Pointing out the absence of women in public policy discussions is not a new task for us; we’ve been editorializing about this for years. But now comes a new study placing the AIPAC example, and so many others that occur regardless of partisan inclination, in a broader context.
Turns out that this is not just a Jewish problem. Despite the large number of senior, accomplished women in the field of Middle Eastern studies, there is a documented absence of women in public discourse. Two scholars — Tamara Cofman Wittes of The Brookings Institution and Marc Lynch of George Washington University — examined the public programs hosted by six influential Washington think tanks last year and found that 65% of them involved not a single woman. Not one.
“How is it possible?” Lynch asked rhetorically in a follow-up conversation. “There is a surplus of well-qualified women working on these things that does not get reflected on panels and media appearances. They are there and not being invited.”
If you care about gender equity, if you care about hearing from the widest array of smart people, you will be dismayed at these numbers. Wittes published the data on her blog, and it shows that the lofty Council on Foreign Relations was the worst offender — Eighty percent of its programming consisted of only male speakers.
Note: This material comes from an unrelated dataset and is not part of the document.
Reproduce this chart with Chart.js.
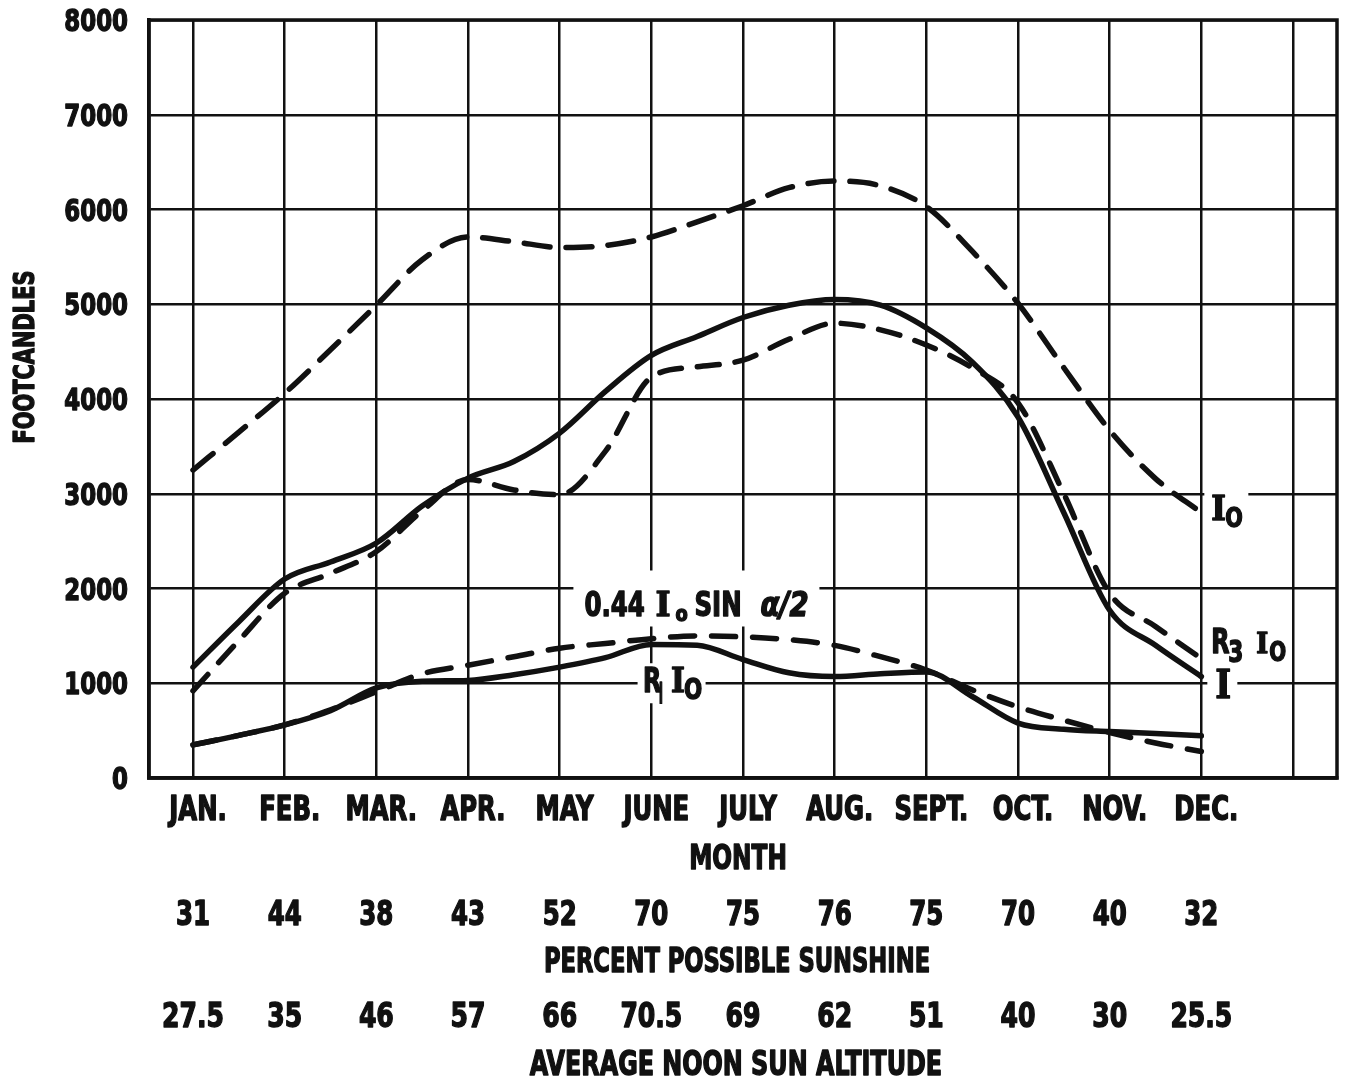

Wittes’s own institution, Brookings, fared only a little better, at 67%. The most inclusive was the Wilson Center, still at 48%.
Either those in charge didn’t notice the domination of guys in suits (shame on them!), or they wrongly believe that there aren’t enough women of stature to invite.
Lynch and Wittes demolish the second excuse. Nine of the 15 members of the steering committee of the Project on Middle East Political Science, which Lynch runs at GWU, are women. Women head up six of the most prestigious Middle East think tanks, and more than a dozen women have served as U.S. ambassadors in the region. Well-known women experts teach at Yale, Harvard, Princeton, Stanford, Chicago, Northwestern, American, Georgetown and other universities.
In their call to action, Wittes and Lynch suggest that men decline to appear on a panel unless it includes at least one woman — a version of the pledge that Advancing Women Professionals has championed for years in the Jewish community in its Men as Allies campaign.
It’s a strange sort of consolation to know that the absence of women in the Israel debate within the Jewish world is but a piece of a larger problem. Women who have complained about this for years are not imagining a slight; they are reflecting a reality that can and must change. Perhaps in this case, Jews can actually show the way.